If hay shows how a simple physical base affects the entire system, social connection shows that the emotional and social base matters just as much.
Here, a key difference between horses and humans becomes sharper. A horse cannot fake a connection. If it lacks real social contact, its body responds quickly with signs of tension and unease. For humans, things are more complicated. A person can be surrounded by people, belong to organizations, work in teams, and be active online, yet still experience loneliness and disconnection.
Over recent decades, research has accumulated showing that social bonds directly affect health. People with stable social connections tend to live longer, get sick less often, and cope better with stress. Other studies suggest that chronic loneliness is not only emotionally painful, but a real health risk linked to increased physical and psychological illness.

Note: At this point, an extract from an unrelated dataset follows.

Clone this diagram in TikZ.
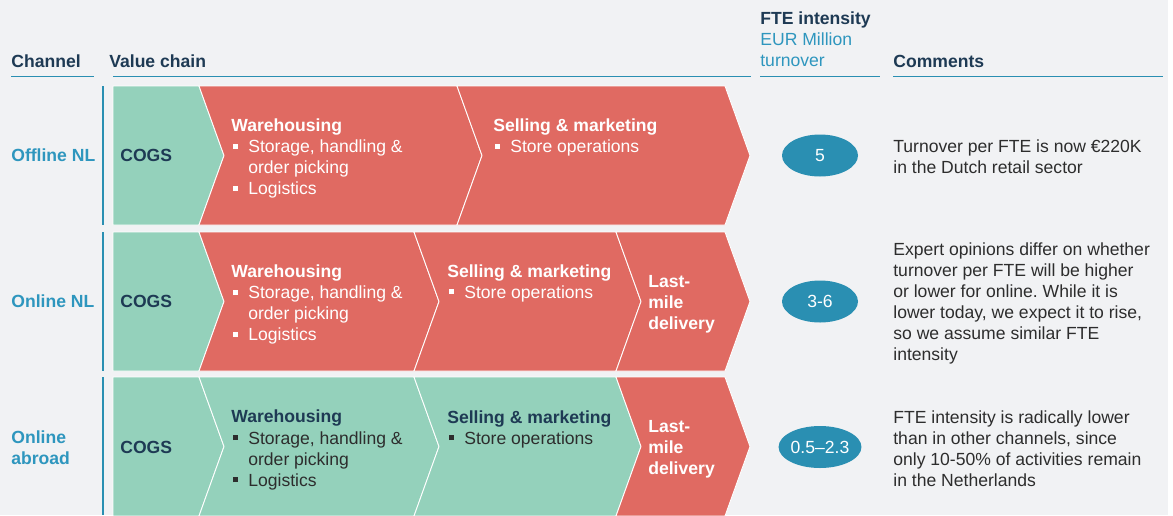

The horse brings us back to a simple but profound understanding: connection is not only physical presence. It is the quality of closeness, safety, and belonging that is felt in the body. As with horses, when connection is missing or damaged, it becomes very hard to speak of well being, inner calm, or stability, even if other conditions appear to exist on paper.
Freedom - Movement, Choice, and the Ability Not to Get Stuck
For horses, freedom is expressed first and foremost through movement. In nature, horses move on average between 20 and 30 kilometers a day in search of food, water, and herd contact. This movement is not an exercise in the way we usually think of it. It is a whole way of living. The equine body is built for continuous movement, changes in pace, repeated cycles of contraction and release, and shifting loads on the musculoskeletal system.
Veterinary research shows that horses with restricted movement are more likely to develop physical problems, digestive issues, stress, and stereotypic behaviors such as pacing or cribbing. A lack of movement is not just uncomfortable. It is a genuine health risk.
In reality, not every farm can provide fully natural conditions of open space and free movement for many hours. There are limitations related to land, work routines, training, and maintenance. Still, the important question is not whether conditions are perfect, but how well we manage to let the horse move, exert itself, change environments, release energy, and experience real movement within the existing framework.
And here, it becomes easy to connect this back to us.
“What is freedom, anyway?” Muki asked in a song sometime in the 2000s, and the question remains open not only philosophically, but physically too. Freedom, for horses and for humans, is not only the absence of boundaries, but the ability to act within reality without sliding into freeze.
Psychological research suggests that freedom and choice are basic psychological needs. According to Self Determination Theory by Deci and Ryan, autonomy is one of three essential conditions for well being, alongside relatedness and competence. When people can choose, influence, and move their lives forward, higher levels of vitality, satisfaction, resilience, and psychological health are observed. When choice is restricted over time, burnout, depression, and a sense of stuckness increase.
Closing Thoughts
These three principles, hay, social connection, and freedom, sound simple, yet they are deeply foundational. By observing horses, we can see how physical nourishment, meaningful bonds, and the ability to move and choose are not luxuries. They are conditions that make stability, regulation, and well being possible.
Despite the differences between horses and humans, these principles seem to cross species, cultures, and time.
A nourished body, a meaningful connection, and the freedom to act within reality combine into a more balanced way of living.
Perhaps one of the most important things horses teach us is to ask not only how we function, but which basic conditions truly allow us to function, and not to give up on them.